Monday, May. 03, 1943
Lewis and the Champ
To Franklin Roosevelt the hulking form of John L. Lewis is like an ominous figure in a recurrent bad dream. This week the dream and the figure were back again in their most nightmarish aspect. With a coal strike threatened next weekend, John Lewis had once again maneuvered the President of the U.S. into a head-to-head personal fight.
For seven weeks John L. and the mine operators have presented the nation with their usual spring show, war or no war. To outsiders the show seemed to follow the routine peacetime patterns: offers, counteroffers, the appearance (and failure) of a Government conciliator, the transfer of New York negotiations to Washington. John Lewis stood fast: he wanted to crack the Little Steel wage formula with a $2-a-day raise for his men and to torpedo WLB (as he had sunk its predecessor, the National Defense Mediation Board). But what he was really after was a showdown with the President. John Lewis is not at all afraid of the Champ; the Champ, after years of trial bouts, is not so keen for the battle.

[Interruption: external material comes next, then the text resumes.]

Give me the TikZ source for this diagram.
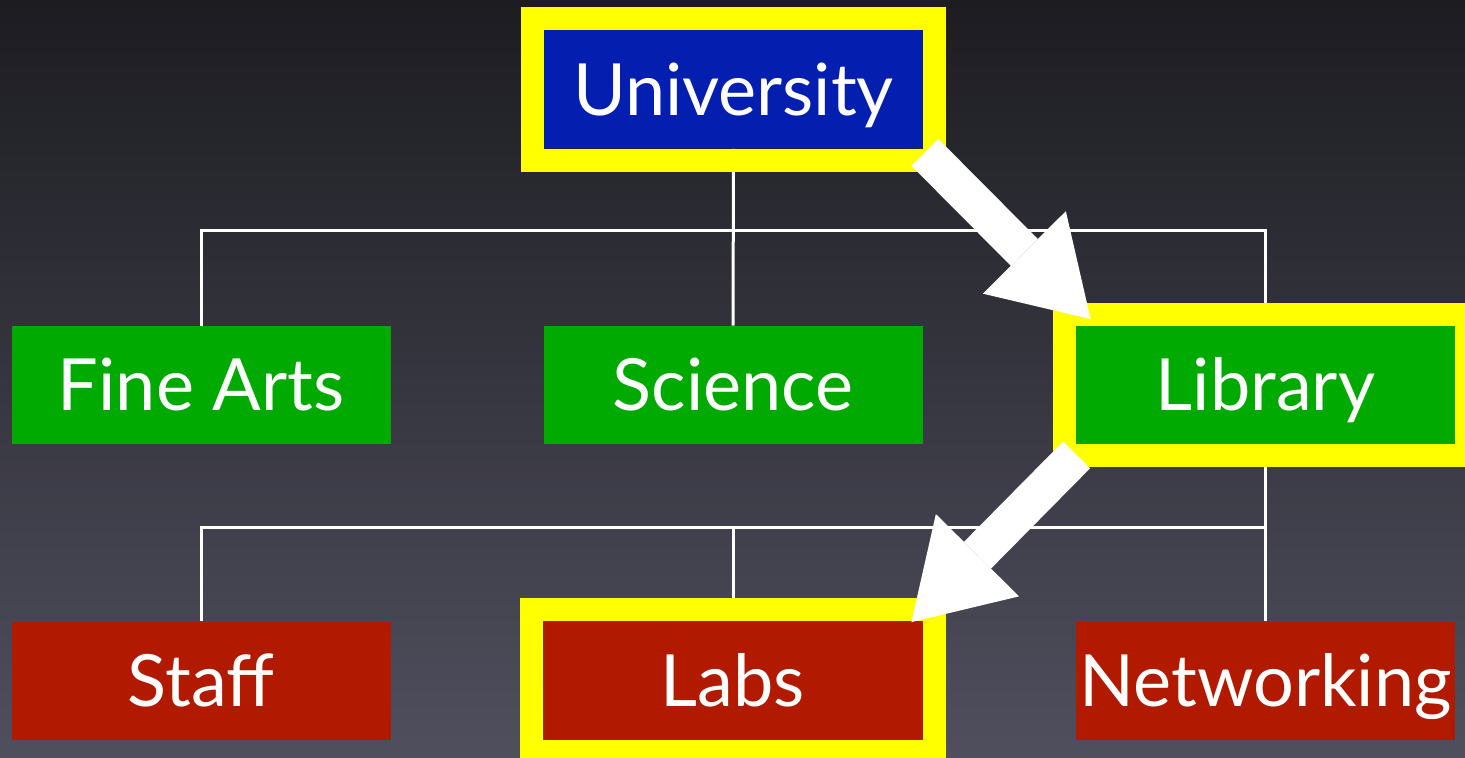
\documentclass[tikz,border=0pt]{standalone}
\usepackage{fontspec}
\setmainfont{Lato}
\usetikzlibrary{arrows.meta,calc}
\definecolor{bgtop}{RGB}{28,28,33}
\definecolor{bgbot}{RGB}{80,79,94}
\definecolor{unitblue}{RGB}{4,30,176}
\definecolor{deptgreen}{RGB}{0,170,0}
\definecolor{teamred}{RGB}{178,26,0}
\definecolor{hilite}{RGB}{255,255,0}
\begin{document}
\begin{tikzpicture}[x=0.5pt,y=-0.5pt,
  box/.style={minimum width=189.5pt, minimum height=59pt, inner sep=0pt,
    text=white, font=\fontsize{36}{36}\selectfont,
    text height=25.8pt, text depth=0pt},
  link/.style={draw=white, line width=1.5pt},
  frame/.style={draw=hilite, line width=11.5pt},
  pointer/.style={draw=white, line width=19pt,
    -{Triangle[length=47pt,width=58.5pt,line width=0pt]}}]
\useasboundingbox (0,0) rectangle (1465,758);
\shade[top color=bgtop, bottom color=bgbot] (0,0) rectangle (1465,758);

% organisation chart
\node[box, fill=unitblue]  (u)     at (733.5,89.5)  {University};
\node[box, fill=deptgreen] (fa)    at (201,385)     {Fine Arts};
\node[box, fill=deptgreen] (sci)   at (733,385)     {Science};
\node[box, fill=deptgreen] (lib)   at (1265.5,385)  {Library};
\node[box, fill=teamred]   (staff) at (201,680.5)   {Staff};
\node[box, fill=teamred]   (labs)  at (733,680.5)   {Labs};
\node[box, fill=teamred]   (net)   at (1265.5,680.5){Networking};

% tree connectors
\coordinate (bus1) at (733,231);
\coordinate (bus2) at (733,527);
\draw[link] (fa.north) |- (bus1) -| (lib.north);
\draw[link] (u.south) -- (sci.north);
\draw[link] (staff.north) |- (bus2) -| (net.north);
\draw[link] (lib.south) -- (net.north);
\draw[link] (bus2) -- (labs.north);

% highlighted path
\foreach \n in {u,lib,labs}
  \draw[frame] ($(\n.north west)+(-11.5,-11.5)$) rectangle ($(\n.south east)+(11.5,11.5)$);

\draw[pointer] ($(u.south east)+(1.5,3.5)$) -- ($(lib.north west)+(15,-6.5)$);
\draw[pointer] ($(lib.south west)+(1,10.5)$) -- ($(labs.north east)+(-11.5,1)$);
\end{tikzpicture}
\end{document}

Last week John L. took on the Champ in a minor, preliminary bout: U.M.W. strikers (members of his catch-all District 50) went back to work at Celanese Corp.'s big plant in Newark. Carefully they proclaimed that they had won a "Victory" because the President himself had stepped into the fracas, ordered their return. But last week, as WLB took over his big show, John L. was not at the coal hearings: he was ensconced in Manhattan's Roosevelt Hotel, holding a watch on the White House and ticking off the hours until his May i deadline. And already idle were 14,000 overzealous miners in Pennsylvania, Kentucky and Alabama.
The crisis in coal was far more serious than a bout between two well-known champions. If John L. Lewis' 450,000 men strike, and are allowed to stay out. they will in due course bring the bulk of the U.S. war machine to a grinding stop by cutting off two-thirds" of the nation's electric power, stopping most of its railroads and steel mills. And if they win, they will spearhead the forces that may smash the President's Maginot Line against inflation.